A explicação genuína do simbolismo do ícone deve ser baseada no princípio da continuidade das imagens, na mensagem teológica do ícone e em seus originais antigos. A figura do ancião não apareceu do nada: era para ser um símbolo coletivo de multidões de nações. O rei no fundo é a raça humana que espera que os apóstolos preguem suas Boas Novas redentoras e sejam ungidos pelo Espírito Santo. Os doze rolos representam o ensino dos Doze Apóstolos, que são guardados piedosamente em um pano. A escuridão ao redor é um símbolo de ignorância que será superada graças ao Espírito. O ancião é mais do que um símbolo da raça humana. Ele representa o mundo inteiro, todo o Cosmos que precisa ser permeado pelas energias divinas não criadas que emanam de Deus. De fato, a criação foi submetida à vaidade – não por seu querer, mas por vontade daquele que a submeteu – na esperança (Rm 8,20). Embora o cosmos esteja agora na escuridão, ele não perdeu sua coroa porque foi apenas o homem que caiu, e não o cosmos como um todo. Podemos nos reconhecer à imagem desse ancião. Envelhecemos, desejando o Deus Vivo com o resto do mundo. A realidade Divina alternativa invadiu este mundo. Cada um de nós pode seguir esse ancião e estender as mãos para receber as Boas Novas e o Sacrifício de Jesus Cristo.
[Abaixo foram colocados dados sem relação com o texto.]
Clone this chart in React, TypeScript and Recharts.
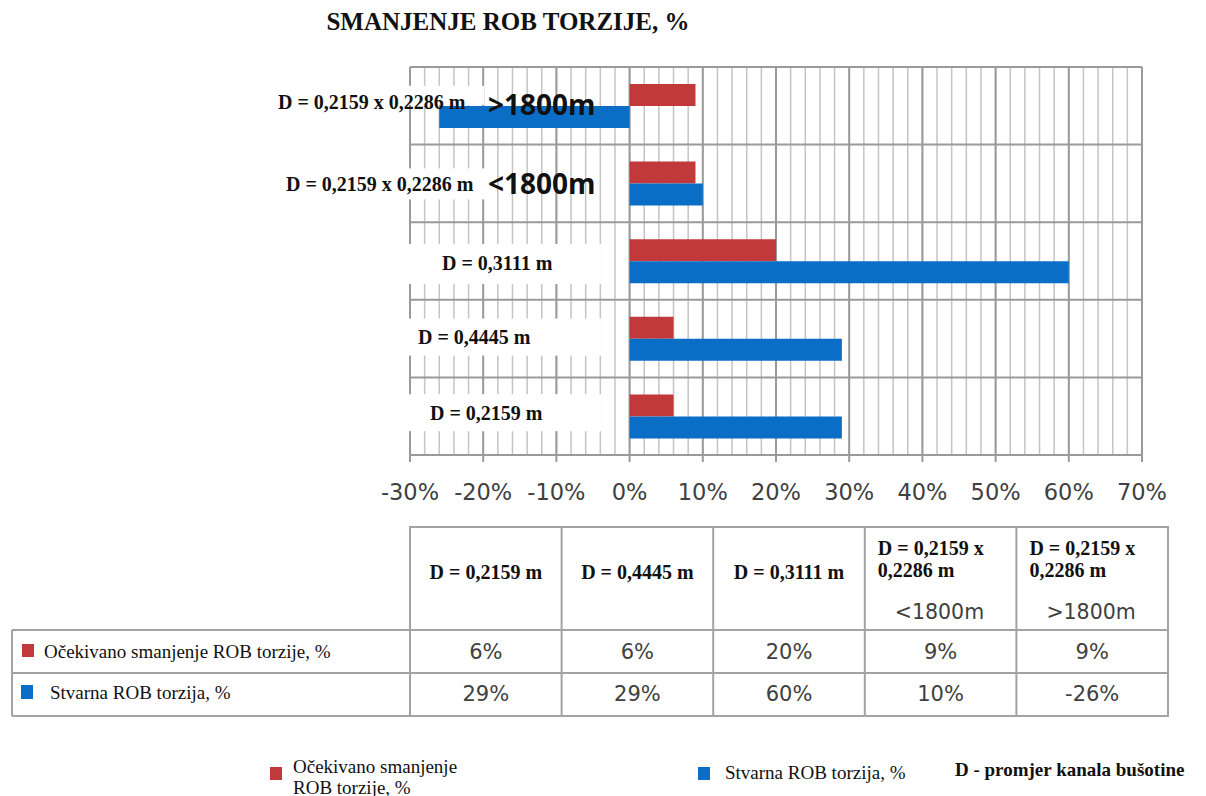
import React from 'react'
import { BarChart, Bar, XAxis, YAxis, CartesianGrid, Legend } from 'recharts'

// rows of the chart, top to bottom
const categories = ['>1800m', '<1800m', '0,3111', '0,4445', '0,2159']
const diameterLabels = [
  'D = 0,2159 x 0,2286 m',
  'D = 0,2159 x 0,2286 m',
  'D = 0,3111 m',
  'D = 0,4445 m',
  'D = 0,2159 m',
]
const depthLabels = ['>1800m', '<1800m', '', '', '']
const expectedReduction = [9, 9, 20, 6, 6]
const actualTorque = [-26, 10, 60, 29, 29]
const xTicks = [-30, -20, -10, 0, 10, 20, 30, 40, 50, 60, 70]

const seriesNames = ['Očekivano smanjenje ROB torzije, %', 'Stvarna ROB torzija, %']
const RED = '#C1393A'
const BLUE = '#0B6EC6'
const SERIF = '"Liberation Serif", "Times New Roman", serif'
const SANS = '"DejaVu Sans", sans-serif'

const data = categories.map((c, i) => ({
  name: c,
  expected: expectedReduction[i],
  actual: actualTorque[i],
}))

// minor grid every 2 %
const minorValues: number[] = []
for (let v = -30; v <= 70; v += 2) minorValues.push(v)

// white label boxes, relative to the band centre
const labelLayout = [
  { boxX: 272, boxW: 212, boxTop: -20, boxH: 19, textX: 278, dy: -4 },
  { boxX: 282, boxW: 204, boxTop: -15, boxH: 31, textX: 286, dy: 1 },
  { boxX: 405, boxW: 196, boxTop: -17, boxH: 40, textX: 442, dy: 2 },
  { boxX: 405, boxW: 196, boxTop: -20, boxH: 37, textX: 418, dy: -2 },
  { boxX: 405, boxW: 196, boxTop: -22, boxH: 37, textX: 430, dy: -3 },
]

function CategoryTick(props: any) {
  const { y, payload } = props
  const i = categories.indexOf(payload.value)
  if (i < 0) return null
  const l = labelLayout[i]
  return (
    <g>
      <rect x={l.boxX} y={y + l.boxTop} width={l.boxW} height={l.boxH} fill="#fff" />
      <text
        x={l.textX}
        y={y + l.dy}
        dominantBaseline="central"
        fontFamily={SERIF}
        fontWeight="bold"
        fontSize={20}
        fill="#111"
      >
        {diameterLabels[i]}
      </text>
      {depthLabels[i] && (
        <text
          x={488}
          y={y + (i === 0 ? -2 : 0)}
          dominantBaseline="central"
          fontFamily='"Open Sans", sans-serif'
          fontWeight="bold"
          fontSize={28}
          fill="#111"
        >
          {depthLabels[i]}
        </text>
      )}
    </g>
  )
}

function minorGrid({ xAxis, offset }: any) {
  if (xAxis && typeof xAxis.scale === 'function') return minorValues.map((v) => xAxis.scale(v))
  return minorValues.map((v) => offset.left + ((v + 30) / 100) * offset.width)
}

function bandBoundaries({ offset }: any) {
  return categories.concat(['']).map((_, i) => offset.top + (i * offset.height) / categories.length)
}

function BottomLegend() {
  return (
    <div style={{ position: 'relative', width: 1206, height: 40, fontFamily: SERIF, fontSize: 19, color: '#111' }}>
      <div style={{ position: 'absolute', left: 270, top: 10, width: 12, height: 13, background: RED }} />
      <div style={{ position: 'absolute', left: 293, top: -1, lineHeight: '21px' }}>
        Očekivano smanjenje
        <br />
        ROB torzije, %
      </div>
      <div style={{ position: 'absolute', left: 698, top: 10, width: 12, height: 13, background: BLUE }} />
      <div style={{ position: 'absolute', left: 725, top: 5, lineHeight: '21px' }}>{seriesNames[1]}</div>
      <div style={{ position: 'absolute', left: 955, top: 2, lineHeight: '21px', fontWeight: 'bold' }}>
        D - promjer kanala bušotine
      </div>
    </div>
  )
}

function DataTable() {
  const cols = categories.map((_, i) => categories.length - 1 - i) // bottom row first
  const left = 410
  const colW = 151.6
  const top = 527
  const headBottom = 630
  const row1 = 673
  const row2 = 716
  const right = left + colW * cols.length
  const line = '#a3a3a3'
  return (
    <svg width={1206} height={796} style={{ position: 'absolute', left: 0, top: 0, pointerEvents: 'none' }}>
      <g stroke={line} strokeWidth={2} fill="none">
        <rect x={left} y={top} width={right - left} height={row2 - top} />
        <line x1={12} y1={headBottom} x2={right} y2={headBottom} />
        <line x1={12} y1={row1} x2={right} y2={row1} />
        <line x1={12} y1={row2} x2={left} y2={row2} />
        <line x1={12} y1={headBottom} x2={12} y2={row2} />
        {cols.map((_, k) => (k > 0 ? <line key={k} x1={left + k * colW} y1={top} x2={left + k * colW} y2={row2} /> : null))}
      </g>
      <rect x={22} y={644} width={12} height={13} fill={RED} />
      <text x={44} y={651} dominantBaseline="central" fontFamily={SERIF} fontSize={19} fill="#111">
        {seriesNames[0]}
      </text>
      <rect x={21} y={685} width={12} height={14} fill={BLUE} />
      <text x={50} y={692} dominantBaseline="central" fontFamily={SERIF} fontSize={19} fill="#111">
        {seriesNames[1]}
      </text>
      {cols.map((ci, k) => {
        const cx = left + k * colW + colW / 2
        const x0 = left + k * colW
        const lbl = diameterLabels[ci]
        const split = lbl.indexOf(' x ')
        return (
          <g key={k}>
            {split < 0 ? (
              <text x={cx} y={572} textAnchor="middle" dominantBaseline="central" fontFamily={SERIF} fontWeight="bold" fontSize={20} fill="#111">
                {lbl}
              </text>
            ) : (
              <g>
                <text x={x0 + 13} y={548} dominantBaseline="central" fontFamily={SERIF} fontWeight="bold" fontSize={20} fill="#111">
                  {lbl.slice(0, split + 2)}
                </text>
                <text x={x0 + 13} y={570} dominantBaseline="central" fontFamily={SERIF} fontWeight="bold" fontSize={20} fill="#111">
                  {lbl.slice(split + 3)}
                </text>
                <text x={x0 + 30} y={612} dominantBaseline="central" fontFamily={SANS} fontSize={20.5} fill="#404040">
                  {depthLabels[ci]}
                </text>
              </g>
            )}
            <text x={cx} y={652} textAnchor="middle" dominantBaseline="central" fontFamily={SANS} fontSize={21} fill="#404040">
              {`${expectedReduction[ci]}%`}
            </text>
            <text x={cx} y={694} textAnchor="middle" dominantBaseline="central" fontFamily={SANS} fontSize={21} fill="#404040">
              {`${actualTorque[ci]}%`}
            </text>
          </g>
        )
      })}
    </svg>
  )
}

export default function App() {
  return (
    <div style={{ position: 'absolute', left: 0, top: 0, width: 1206, height: 796, background: '#fff', fontFamily: SERIF }}>
      <div
        style={{
          position: 'absolute',
          left: 0,
          top: 8,
          width: 1016,
          textAlign: 'center',
          fontFamily: SERIF,
          fontWeight: 'bold',
          fontSize: 25,
          color: '#111',
        }}
      >
        SMANJENJE ROB TORZIJE, %
      </div>
      <BarChart
        width={1206}
        height={796}
        data={data}
        layout="vertical"
        margin={{ top: 67, right: 64, bottom: 301, left: 409 }}
        barGap={0}
        barSize={22}
        style={{ position: 'absolute', left: 0, top: 0 }}
      >
        <CartesianGrid
          stroke="#c4c4c4"
          strokeWidth={1.5}
          horizontal={false}
          verticalCoordinatesGenerator={minorGrid}
        />
        <CartesianGrid stroke="#9a9a9a" strokeWidth={2} horizontalCoordinatesGenerator={bandBoundaries} />
        <XAxis
          type="number"
          domain={[-30, 70]}
          ticks={xTicks}
          allowDataOverflow
          height={40}
          tickFormatter={(v: number) => `${v}%`}
          tick={{ fill: '#404040', fontSize: 22.5, fontFamily: SANS }}
          axisLine={{ stroke: '#9a9a9a', strokeWidth: 2 }}
          tickLine={{ stroke: '#9a9a9a', strokeWidth: 2 }}
          tickSize={7}
          tickMargin={22}
        />
        <YAxis
          type="category"
          dataKey="name"
          width={1}
          axisLine={false}
          tickLine={false}
          interval={0}
          tick={(p: any) => <CategoryTick {...p} />}
        />
        <Bar dataKey="expected" name={seriesNames[0]} fill={RED} isAnimationActive={false} />
        <Bar dataKey="actual" name={seriesNames[1]} fill={BLUE} isAnimationActive={false} />
        <Legend
          layout="horizontal"
          verticalAlign="middle"
          align="center"
          wrapperStyle={{ left: 0, top: 757, width: 1206, height: 40 }}
          content={() => <BottomLegend />}
        />
      </BarChart>
      <DataTable />
    </div>
  )
}
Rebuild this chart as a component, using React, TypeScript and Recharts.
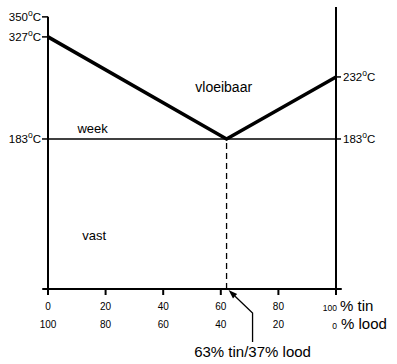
import React from 'react';
import { ComposedChart, Line, XAxis, YAxis, ReferenceLine, ReferenceDot } from 'recharts';

// ---- data ----
const tinTicks = [0, 20, 40, 60, 80, 100];
const leftTempTicks = [183, 327, 350];
const rightTempTicks = [183, 232];
const liquidusTin = [0, 62, 100];
const liquidusTemp = [327, 183, 232];
const eutecticTin = 62;
const eutecticTemp = 183;
const eutecticLabel = '63% tin/37% lood';
const regionNames = ['vloeibaar', 'week', 'vast'];
const regionTin = [61, 15.5, 16];
const regionTemp = [220, 188, 60];
// schematic (non-linear) temperature axis of the drawing
const scaleTemps = [0, 183, 232, 327, 350, 362];
const scaleFracs = [0, 0.532, 0.752, 0.894, 0.965, 1];

const FONT = '"Liberation Sans", Arial, Helvetica, sans-serif';

const liquidus = liquidusTin.map((tin, i) => ({ tin, temp: liquidusTemp[i] }));

function schematicScale(): any {
  let dom = [scaleTemps[0], scaleTemps[scaleTemps.length - 1]];
  let rng = [0, 1];
  const toFrac = (v: number) => {
    const n = scaleTemps.length;
    let i = 0;
    if (v <= scaleTemps[0]) i = 0;
    else if (v >= scaleTemps[n - 1]) i = n - 2;
    else {
      while (i < n - 2 && v > scaleTemps[i + 1]) i++;
    }
    const t0 = scaleTemps[i], t1 = scaleTemps[i + 1];
    const f0 = scaleFracs[i], f1 = scaleFracs[i + 1];
    return f0 + ((v - t0) / (t1 - t0)) * (f1 - f0);
  };
  const s: any = (v: number) => {
    const a = toFrac(Number(dom[0]));
    const b = toFrac(Number(dom[1]));
    const f = (toFrac(Number(v)) - a) / (b - a);
    return rng[0] + f * (rng[1] - rng[0]);
  };
  s.domain = (d?: any[]) => {
    if (d === undefined) return dom.slice();
    dom = [Number(d[0]), Number(d[d.length - 1])];
    return s;
  };
  s.range = (r?: any[]) => {
    if (r === undefined) return rng.slice();
    rng = [Number(r[0]), Number(r[r.length - 1])];
    return s;
  };
  s.ticks = () => scaleTemps.slice(1, -1);
  s.copy = () => schematicScale().domain(dom).range(rng);
  return s;
}

const tempScale = schematicScale();

const LeftTempTick = (props: any) => {
  const { x, y, payload } = props;
  return (
    <text x={x} y={y + 4} textAnchor="end" fontFamily={FONT} fontSize={11.5} fill="#000">
      <tspan>{payload.value}</tspan>
      <tspan dy={-4.5} fontSize={8.5}>o</tspan>
      <tspan dy={4.5}>C</tspan>
    </text>
  );
};

const RightTempTick = (props: any) => {
  const { x, y, payload } = props;
  return (
    <text x={x} y={y + 4} textAnchor="start" fontFamily={FONT} fontSize={11.5} fill="#000">
      <tspan>{payload.value}</tspan>
      <tspan dy={-4.5} fontSize={8.5}>o</tspan>
      <tspan dy={4.5}>C</tspan>
    </text>
  );
};

const TinTick = (props: any) => {
  const { x, y, payload } = props;
  const v = payload.value;
  if (v === 100) {
    return (
      <g fontFamily={FONT} fill="#000">
        <text x={x + 1} y={y + 14} textAnchor="end" fontSize={8.5}>{v}</text>
        <text x={x + 4} y={y + 14} textAnchor="start" fontSize={15}>% tin</text>
        <text x={x + 1} y={y + 32} textAnchor="end" fontSize={8.5}>{100 - v}</text>
        <text x={x + 5} y={y + 32} textAnchor="start" fontSize={15}>% lood</text>
      </g>
    );
  }
  return (
    <g fontFamily={FONT} fill="#000" fontSize={10}>
      <text x={x} y={y + 13} textAnchor="middle">{v}</text>
      <text x={x} y={y + 31} textAnchor="middle">{100 - v}</text>
    </g>
  );
};

const EutecticArrow = (props: any) => {
  const { cx, cy } = props;
  const tipX = cx + 2;
  const tipY = cy + 1;
  const kneeX = cx + 26;
  const kneeY = cy + 24;
  const dx = kneeX - tipX;
  const dy = kneeY - tipY;
  const len = Math.sqrt(dx * dx + dy * dy);
  const ux = dx / len;
  const uy = dy / len;
  const hl = 9;
  const hw = 3;
  const bx = tipX + ux * hl;
  const by = tipY + uy * hl;
  return (
    <g>
      <polygon
        points={`${tipX},${tipY} ${bx - uy * hw},${by + ux * hw} ${bx + uy * hw},${by - ux * hw}`}
        fill="#000"
      />
      <polyline
        points={`${bx},${by} ${kneeX},${kneeY} ${kneeX},${cy + 53}`}
        fill="none"
        stroke="#000"
        strokeWidth={1.3}
      />
      <text x={kneeX} y={cy + 68} textAnchor="middle" fontFamily={FONT} fontSize={15} fill="#000">
        {eutecticLabel}
      </text>
    </g>
  );
};

const RegionText = (name: string, size: number) => (props: any) => (
  <text x={props.cx} y={props.cy} textAnchor="middle" fontFamily={FONT} fontSize={size} fill="#000">
    {name}
  </text>
);

const regionSizes = [14, 13, 13];

export default function App() {
  return (
    <div style={{ position: 'absolute', left: 0, top: 0, background: '#fff' }}>
      <ComposedChart
        width={397}
        height={364}
        data={liquidus}
        margin={{ top: 7, right: 0, bottom: 0, left: 0 }}
      >
        <XAxis
          dataKey="tin"
          type="number"
          domain={[0, 100]}
          ticks={tinTicks}
          interval={0}
          height={75}
          axisLine={false}
          tickLine={{ stroke: '#000', strokeWidth: 2 }}
          tickSize={6}
          tick={<TinTick />}
        />
        <YAxis
          yAxisId="left"
          type="number"
          scale={tempScale}
          domain={[0, 362]}
          allowDataOverflow
          ticks={leftTempTicks}
          interval={0}
          width={48}
          axisLine={false}
          tickLine={{ stroke: '#000', strokeWidth: 1.5 }}
          tickSize={6}
          tickMargin={1}
          tick={<LeftTempTick />}
        />
        <YAxis
          yAxisId="right"
          orientation="right"
          type="number"
          scale={tempScale}
          domain={[0, 362]}
          allowDataOverflow
          ticks={rightTempTicks}
          interval={0}
          width={61}
          axisLine={{ stroke: '#000', strokeWidth: 2 }}
          tickLine={{ stroke: '#000', strokeWidth: 1.5 }}
          tickSize={5}
          tickMargin={2}
          tick={<RightTempTick />}
        />
        <ReferenceLine
          yAxisId="left"
          segment={[{ x: 0, y: 0 }, { x: 0, y: 350 }]}
          stroke="#000"
          strokeWidth={2}
          ifOverflow="visible"
        />
        <ReferenceLine
          yAxisId="left"
          segment={[{ x: -2, y: 0 }, { x: 102, y: 0 }]}
          stroke="#000"
          strokeWidth={2}
          ifOverflow="visible"
        />
        <ReferenceLine
          yAxisId="left"
          y={eutecticTemp}
          stroke="#000"
          strokeWidth={1.3}
        />
        <ReferenceLine
          yAxisId="left"
          segment={[{ x: eutecticTin, y: 0 }, { x: eutecticTin, y: eutecticTemp }]}
          stroke="#000"
          strokeWidth={1.3}
          strokeDasharray="6 4"
        />
        <Line
          yAxisId="left"
          dataKey="temp"
          stroke="#000"
          strokeWidth={3.5}
          dot={false}
          activeDot={false}
          isAnimationActive={false}
          type="linear"
        />
        {regionNames.map((name, i) => (
          <ReferenceDot
            key={name}
            yAxisId="left"
            x={regionTin[i]}
            y={regionTemp[i]}
            r={0}
            ifOverflow="visible"
            shape={RegionText(name, regionSizes[i])}
          />
        ))}
        <ReferenceDot
          yAxisId="left"
          x={eutecticTin}
          y={0}
          r={0}
          ifOverflow="visible"
          shape={EutecticArrow}
        />
      </ComposedChart>
    </div>
  );
}
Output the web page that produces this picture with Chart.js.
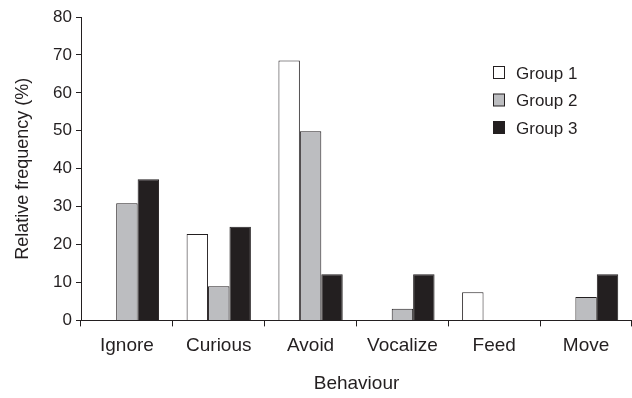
<!DOCTYPE html>
<html>
<head>
<meta charset="utf-8">
<script src="https://cdn.jsdelivr.net/npm/chart.js@4.4.0/dist/chart.umd.min.js"></script>
<style>
  html, body { margin: 0; padding: 0; background: #fff; }
  #wrap { width: 632px; height: 398px; }
</style>
</head>
<body>
<div id="wrap"><canvas id="barChart" width="632" height="398"></canvas></div>
<script>
// Behaviour categories and relative frequency (%) per group
const behaviours = ['Ignore', 'Curious', 'Avoid', 'Vocalize', 'Feed', 'Move'];
const group1 = [0, 22.8, 68.5, 0, 7.4, 0];
const group2 = [30.9, 9, 49.9, 3.1, 0, 6.2];
const group3 = [37.2, 24.7, 12.2, 12.2, 0, 12.2];
const groupNames = ['Group 1', 'Group 2', 'Group 3'];
const yTicks = [0, 10, 20, 30, 40, 50, 60, 70, 80];

const ink = '#231f20';
const font = 'Liberation Sans, Arial, sans-serif';

// Legend drawn inside the plot area, top right
const insideLegend = {
    id: 'insideLegend',
    afterDraw(chart) {
        const ctx = chart.ctx;
        ctx.save();
        ctx.font = '17px ' + font;
        ctx.textBaseline = 'middle';
        chart.data.datasets.forEach((ds, i) => {
            const y = 73 + i * 27.5;
            ctx.fillStyle = ds.backgroundColor;
            ctx.strokeStyle = ink;
            ctx.lineWidth = 1;
            ctx.fillRect(493.5, y - 6.5, 11, 12);
            ctx.strokeRect(493.5, y - 6.5, 11, 12);
            ctx.fillStyle = ink;
            ctx.fillText(ds.label, 516, y + 1);
        });
        ctx.restore();
    }
};

const colours = ['#ffffff', '#bcbdc0', ink];
const series = [group1, group2, group3];

new Chart(document.getElementById('barChart'), {
    type: 'bar',
    data: {
        labels: behaviours,
        datasets: series.map((values, i) => ({
            label: groupNames[i],
            data: values,
            backgroundColor: colours[i],
            borderColor: ink,
            borderWidth: 1,
            borderSkipped: 'bottom',
            categoryPercentage: 0.7,
            barPercentage: 1
        }))
    },
    options: {
        responsive: false,
        animation: false,
        layout: { padding: { top: 17, right: 0, bottom: 3, left: 4 } },
        plugins: {
            legend: { display: false },
            tooltip: { enabled: false }
        },
        scales: {
            x: {
                grid: {
                    display: true,
                    drawOnChartArea: false,
                    drawTicks: true,
                    tickLength: 6,
                    color: ink,
                    offset: true
                },
                border: { display: true, color: ink, width: 1 },
                ticks: {
                    color: ink,
                    font: { family: font, size: 19 },
                    padding: 8,
                    maxRotation: 0
                },
                title: {
                    display: true,
                    text: 'Behaviour',
                    color: ink,
                    font: { family: font, size: 19 },
                    padding: { top: 7, bottom: 0 }
                }
            },
            y: {
                min: 0,
                max: 80,
                afterBuildTicks: axis => {
                    axis.ticks = yTicks.map(v => ({ value: v }));
                },
                afterFit: axis => { axis.width = 77; },
                grid: {
                    display: true,
                    drawOnChartArea: false,
                    drawTicks: true,
                    tickLength: 5,
                    color: ink
                },
                border: { display: true, color: ink, width: 1 },
                ticks: {
                    color: ink,
                    font: { family: font, size: 17 },
                    padding: 4
                },
                title: {
                    display: true,
                    text: 'Relative frequency (%)',
                    color: ink,
                    font: { family: font, size: 18 },
                    padding: { top: 8, bottom: 6 }
                }
            }
        }
    },
    plugins: [insideLegend]
});
</script>
</body>
</html>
O ícone do Pentecostes nos mergulha na experiência cósmica desse evento glorioso e declara o chamado universal da Igreja para tornar-nos, e o mundo inteiro conosco, santos, e trazer este novo mundo redimido ao Pai. Cada um de nós é uma pequena partícula da nova realidade da Igreja, chamada para ser cooperadora de Deus e dar sua contribuição à causa da transformação da vida à nossa volta.